• _EXCERPTED DATA_:
------------------------------------------------------------------------

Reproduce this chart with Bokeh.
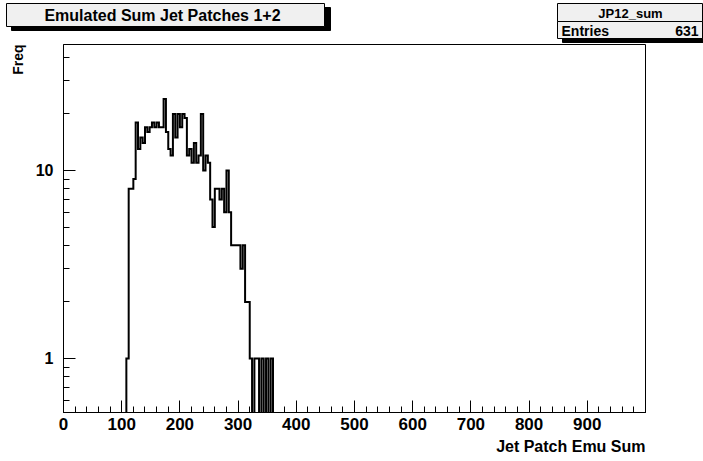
import numpy as np
from bokeh.plotting import figure
from bokeh.layouts import column
from bokeh.models import Range1d, FixedTicker, Title
from bokeh.core.properties import value
from bokeh.embed import file_html
from bokeh.resources import INLINE

# Histogram JP12_sum: bins of width 4 starting at 108
bin_width = 4
first_bin = 108
counts = [1, 8, 8, 9, 18, 13, 15, 14, 17, 16, 17, 18, 17, 18, 17, 17,
          24, 16, 13, 12, 20, 15, 20, 17, 20, 19, 12, 13, 11, 14, 11, 12,
          20, 10, 12, 11, 7, 5, 8, 8, 7, 8, 6, 10, 6, 4, 4, 4,
          4, 3, 4, 2, 2, 1, 0, 1, 1, 0, 1, 0, 1, 0, 1]
hist_name = "JP12_sum"
entries = 631
title_text = "Emulated Sum Jet Patches 1+2"
x_title = "Jet Patch Emu Sum"
y_title = "Freq"

x_major = list(range(0, 1001, 100))
x_minor = list(range(0, 1001, 20))
y_major = [1, 10]
y_minor = [0.6, 0.7, 0.8, 0.9, 2, 3, 4, 5, 6, 7, 8, 9, 20, 30, 40]

FONT = "Liberation Sans"
W = 703
TOP_H = 43
MAIN_H = 461 - TOP_H

# ---- strip above the frame: title pave and stats pave ----
top = figure(width=W, height=TOP_H, x_range=Range1d(0, W), y_range=Range1d(TOP_H, 0),
             min_border=0, output_backend="svg", toolbar_location=None)
top.axis.visible = False
top.grid.visible = False
top.outline_line_color = None
top.background_fill_color = "white"
top.border_fill_color = "white"

# shadows
top.quad(left=[11, 562], right=[330, 710], top=[7, 8], bottom=[30, 42],
         fill_color="black", line_color="black")
# pave bodies
top.quad(left=[6, 557, 557], right=[324, 702, 702], top=[3, 3, 21], bottom=[26, 21, 38],
         fill_color="#f0f0f0", line_color="black", line_width=1)
top.text(x=[162], y=[15], text=[title_text], text_align="center", text_baseline="middle",
         text_font=value(FONT), text_font_style="bold", text_font_size="16px", text_color="black")
top.text(x=[630], y=[12.5], text=[hist_name], text_align="center", text_baseline="middle",
         text_font=value(FONT), text_font_style="bold", text_font_size="13px", text_color="black")
top.text(x=[561], y=[30], text=["Entries"], text_align="left", text_baseline="middle",
         text_font=value(FONT), text_font_style="bold", text_font_size="14px", text_color="black")
top.text(x=[698], y=[30], text=[str(entries)], text_align="right", text_baseline="middle",
         text_font=value(FONT), text_font_style="bold", text_font_size="14px", text_color="black")

# ---- histogram frame ----
p = figure(width=W, height=MAIN_H, x_range=Range1d(0, 1000), y_range=Range1d(0.516, 46.8),
           y_axis_type="log", output_backend="svg", toolbar_location=None,
           min_border_left=63, min_border_right=58, min_border_top=1, min_border_bottom=49)
p.background_fill_color = "white"
p.border_fill_color = "white"
p.outline_line_color = "black"
p.outline_line_width = 1
p.grid.visible = False

# keep each plot's frame where its own borders put it
for fig in (top, p):
    try:
        fig.frame_align = False
    except AttributeError:
        pass

# step outline; empty bins drop below the frame
edges = first_bin + bin_width * np.arange(len(counts) + 1)
floor = 0.01
drawn = np.where(np.array(counts) > 0, np.array(counts, dtype=float), floor)
xs = np.repeat(edges, 2)
ys = np.concatenate([[floor], np.repeat(drawn, 2), [floor]])
p.line(xs, ys, line_color="black", line_width=2, line_join="miter")

for ax in (p.xaxis[0], p.yaxis[0]):
    ax.major_tick_in = 12
    ax.major_tick_out = 0
    ax.minor_tick_in = 6
    ax.minor_tick_out = 0
    ax.axis_line_color = "black"
    ax.major_tick_line_color = "black"
    ax.minor_tick_line_color = "black"
    ax.major_label_text_font = FONT
    ax.major_label_text_font_style = "bold"
    ax.major_label_text_color = "black"

p.xaxis[0].ticker = FixedTicker(ticks=x_major, minor_ticks=x_minor)
p.xaxis[0].major_label_overrides = {1000: ""}
p.xaxis[0].major_label_text_font_size = "17px"
p.xaxis[0].major_label_standoff = 5

p.yaxis[0].ticker = FixedTicker(ticks=y_major, minor_ticks=y_minor)
p.yaxis[0].major_label_overrides = {1: "1", 10: "10"}
p.yaxis[0].major_label_text_font_size = "16px"
p.yaxis[0].major_label_standoff = 10

p.add_layout(Title(text=x_title, align="right", text_font=FONT, text_font_style="bold",
                   text_font_size="16px", text_color="black", standoff=6), "below")
p.add_layout(Title(text=y_title, align="right", text_font=FONT, text_font_style="bold",
                   text_font_size="14px", text_color="black", standoff=13), "left")

layout = column(top, p, spacing=0)
open("out.html", "w").write(file_html(layout, INLINE))
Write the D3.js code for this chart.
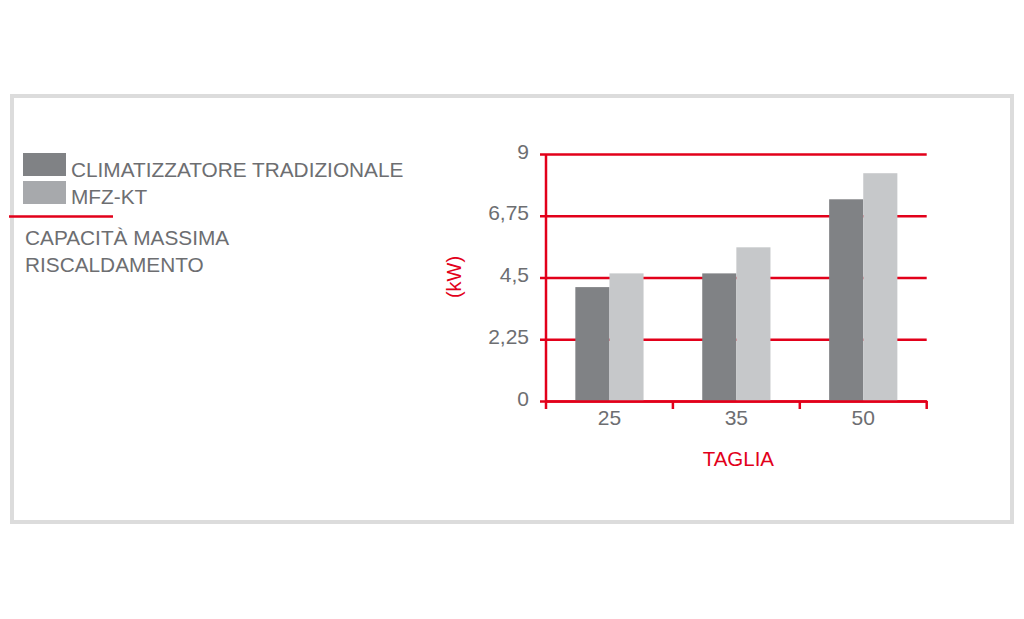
<!DOCTYPE html>
<html>
<head>
<meta charset="utf-8">
<script src="https://cdn.jsdelivr.net/npm/d3@7"></script>
<style>
  body { margin: 0; background: #fff; }
  svg { display: block; font-family: "Liberation Sans", Arial, sans-serif; }
</style>
</head>
<body>
<script>
// Data
const sizes = ["25", "35", "50"];
const seriesNames = ["CLIMATIZZATORE TRADIZIONALE", "MFZ-KT"];
const traditional = [4.15, 4.65, 7.35];
const mfzkt = [4.65, 5.6, 8.3];
const yTicks = [0, 2.25, 4.5, 6.75, 9];
const noteLines = ["CAPACITÀ MASSIMA", "RISCALDAMENTO"];

const rows = sizes.map((s, i) => ({ size: s, values: [traditional[i], mfzkt[i]] }));

// Dimensions
const width = 1024;
const height = 619;
const plotLeft = 546;
const plotRight = 926.7;
const plotTop = 154;
const plotBottom = 401;

const red = "#e2001a";
const grey = "#6d6e71";
const barColors = ["#808285", "#c6c8ca"];
const swatchColors = ["#808285", "#a7a9ac"];

// SCALE
const x0 = d3.scaleBand().domain(sizes).range([plotLeft, plotRight]).padding(0);
const x1 = d3.scaleBand().domain([0, 1]).range([0, x0.bandwidth()]).paddingInner(0).paddingOuter(0.86);
const y = d3.scaleLinear().domain([0, 9]).range([plotBottom, plotTop]);

const svg = d3.select("body").append("svg")
    .attr("width", width)
    .attr("height", height);

// FRAME
svg.append("rect")
    .attr("x", 12).attr("y", 96)
    .attr("width", 1000).attr("height", 426)
    .attr("fill", "none")
    .attr("stroke", "#dcdcdc")
    .attr("stroke-width", 4);

// GRIDLINES + Y LABELS
const yAxis = svg.append("g")
    .attr("transform", `translate(${plotLeft - 6},0)`)
    .call(d3.axisLeft(y)
        .tickValues(yTicks)
        .tickSize(-(plotRight - plotLeft + 6))
        .tickPadding(11)
        .tickFormat(d => String(d).replace(".", ",")));
yAxis.select(".domain").remove();
yAxis.selectAll(".tick line").attr("stroke", red).attr("stroke-width", 2.5);
yAxis.selectAll(".tick text")
    .attr("fill", grey)
    .attr("font-size", 21)
    .attr("dy", "0.2em");

// y axis line
svg.append("line")
    .attr("x1", plotLeft).attr("x2", plotLeft)
    .attr("y1", y(9)).attr("y2", y(0))
    .attr("stroke", red).attr("stroke-width", 2.5);

// BARS
svg.append("g")
    .selectAll("g")
    .data(rows)
    .join("g")
    .attr("transform", d => `translate(${x0(d.size)},0)`)
    .selectAll("rect")
    .data(d => d.values.map((v, i) => ({ i, v })))
    .join("rect")
    .attr("x", d => x1(d.i))
    .attr("width", x1.bandwidth())
    .attr("y", d => y(d.v))
    .attr("height", d => y(0) - y(d.v))
    .attr("fill", d => barColors[d.i]);

// X AXIS
const xAxis = svg.append("g")
    .attr("transform", `translate(0,${plotBottom})`)
    .call(d3.axisBottom(x0).tickSize(0).tickSizeOuter(0).tickPadding(9));
xAxis.select(".domain").attr("stroke", red).attr("stroke-width", 2.5);
xAxis.selectAll(".tick text").attr("fill", grey).attr("font-size", 21);

// boundary ticks
const bounds = sizes.map(s => x0(s)).concat([x0.range()[1]]);
svg.append("g")
    .selectAll("line")
    .data(bounds)
    .join("line")
    .attr("x1", d => d).attr("x2", d => d)
    .attr("y1", plotBottom).attr("y2", plotBottom + 8)
    .attr("stroke", red).attr("stroke-width", 2.5);

// AXIS TITLES
svg.append("text")
    .attr("x", (plotLeft + plotRight) / 2 + 2)
    .attr("y", 466)
    .attr("text-anchor", "middle")
    .attr("fill", red)
    .attr("font-size", 20.5)
    .text("TAGLIA");

svg.append("text")
    .attr("transform", `translate(461,277) rotate(-90)`)
    .attr("text-anchor", "middle")
    .attr("fill", red)
    .attr("font-size", 20)
    .text("(kW)");

// LEGEND
const legend = svg.append("g");
seriesNames.forEach((name, i) => {
    legend.append("rect")
        .attr("x", 23).attr("y", 153 + i * 28)
        .attr("width", 43).attr("height", 23)
        .attr("fill", swatchColors[i]);
    legend.append("text")
        .attr("x", 71).attr("y", 177 + i * 27)
        .attr("fill", grey)
        .attr("font-size", 20.8)
        .text(name);
});
legend.append("line")
    .attr("x1", 9).attr("x2", 113)
    .attr("y1", 216.5).attr("y2", 216.5)
    .attr("stroke", red).attr("stroke-width", 2.5);
noteLines.forEach((t, i) => {
    legend.append("text")
        .attr("x", 25).attr("y", 245 + i * 26.7)
        .attr("fill", grey)
        .attr("font-size", 20.8)
        .text(t);
});
</script>
</body>
</html>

------------------------------------------------------------------------

• _EXERCISE DIRECTIONS_: Collect every line from the records above that contains the word "this".

• _RESULT_:
Reproduce this chart with Bokeh.
Write the D3.js code for this chart.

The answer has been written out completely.